What to know about an Apple Cider Vinegar Diet
By Chef Vincent Tropepe
IF YOU FIND IT HARD TO keep up with all the diets out there purporting to foster weight loss, you’re not alone. For many, the apple cider vinegar diet will be a new one to add to the list.
This particular diet reached peak interest in 2017, when it was one of the most searched diet on Google, according to Harvard Health. But the diet’s core ideas stretch back much further than that. Humans have believed that apple cider vinegar possesses healthful properties for hundreds of years – and in fact it does.
There is no established amount or timing with vinegar consumption, but it typically includes drinking 1 to 2 teaspoons before or with some or most meals. But can it help someone lose weight?
Apples, of course, are very healthy, loaded with vitamins and fiber and all the other good stuff packed into fruits. One a day, we’ve been told since childhood, keeps the doctor away. So why wouldn’t apple cider vinegar also be healthy? The truth is that it is, but not in the ways proponents of the diet would have you believe.
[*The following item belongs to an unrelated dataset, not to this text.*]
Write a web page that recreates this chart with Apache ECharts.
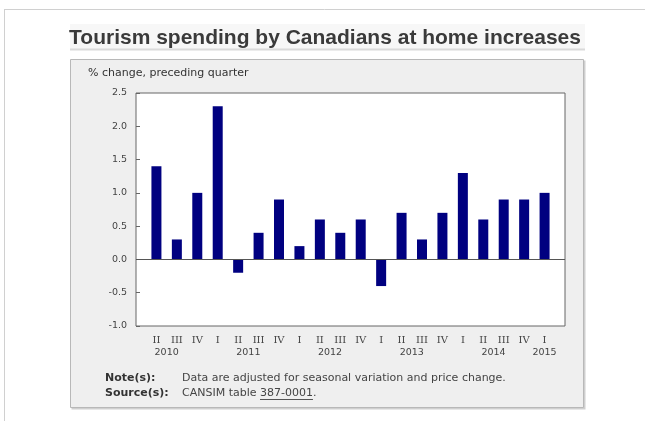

Apple cider vinegar is, like all vinegars, produced when source materials – in this case, apples– are crushed to release liquids, and then those liquids are distilled and allowed to ferment.
During fermentation, the natural sugars turn into acetic acid, which is what some claim is behind weight loss and other health benefits. Harvard Health reports that apple cider vinegar has been thought to improve strength, to help the body detoxify, to work as an antibiotic and even to be an effective treatment for scurvy. Weight loss is a more recent claim. But there is little evidence to support that particular claim.
One small study, from 2009, looked at 175 subjects who drank 0, 1 or 2 tablespoons of plain vinegar each day for three months. It found that those who drank vinegar had modest weight loss of 2 to 4 pounds and lower triglyceride levels than those who drank no vinegar. A small 2018 study of just 39 subjects found that those who included apple cider vinegar in a low-calorie diet for 12 weeks lost a bit more weight than those whose low-calorie plan did not include the vinegar.
These small, short-term studies, and a few others involving animals, fall far short of proof. “In all, the scientific evidence that vinegar consumption (whether of the apple cider variety or not) is a reliable, long-term means of losing excess weight is not compelling,” according to Harvard Health.
Is there any harm in trying apple cider vinegar to lose weight?
Yes, there can be. The high acidity in vinegar can break down tooth enamel and cause throat irritation if it is not diluted, as in, say, a salad dressing. It may also cause a drop in potassium levels and affect insulin levels. People taking diuretics for high blood pressure or other reasons (which can lower potassium) and those with diabetes should be very careful with vinegar consumption, and they should talk to their doctors about it first.
There is another potential consideration to take into account. “You’ll probably be sick to your stomach from drinking cider. You might lose weight that way,” says Wesley McWhorter, the director of the Nourish Program at the Dell Center for Healthy Living at the University of Texas Health Science Center at Houston School of Public Health.[
“Despite the appeal to drink a few teaspoons of apple cider vinegar at meals to promote weight loss, there is limited evidence to support the idea apple cider vinegar, without other dietary changes, will result in weight loss,” says Kristen Smith, a registered dietitian, and the bariatric surgery coordinator for Piedmont Healthcare in Atlanta. “I have never recommended a client drink apple cider vinegar prior to a meal to promote weight loss and suspect I never will,” adds Smith, the author of a blog that promotes healthy eating for the entire family and a spokesperson for the Academy of Nutrition and Dietetics.
That’s not to say that apple cider vinegar isn’t a good choice when cooking. “I have recommended clients use apple cider vinegar as a lower-calorie flavoring agent for salads or vegetables. It offers minimal calories and a bold, tart flavor,” Smith says.
“There is always a hint of truth to all of these diets. Vinegar is good for you. But that doesn’t mean if I consume it and the rest of my diet is (bad), I will be healthy, no,” says McWhorter, who is also a professional chef and teaches nutrition education through hands-on culinary medicine courses. “Don’t just chug it – that’s disgusting. No one should be miserable eating. You should enjoy it. I love apple cider vinegar in collard greens. It’s delicious, and you are getting the same thing as if you were chugging it.”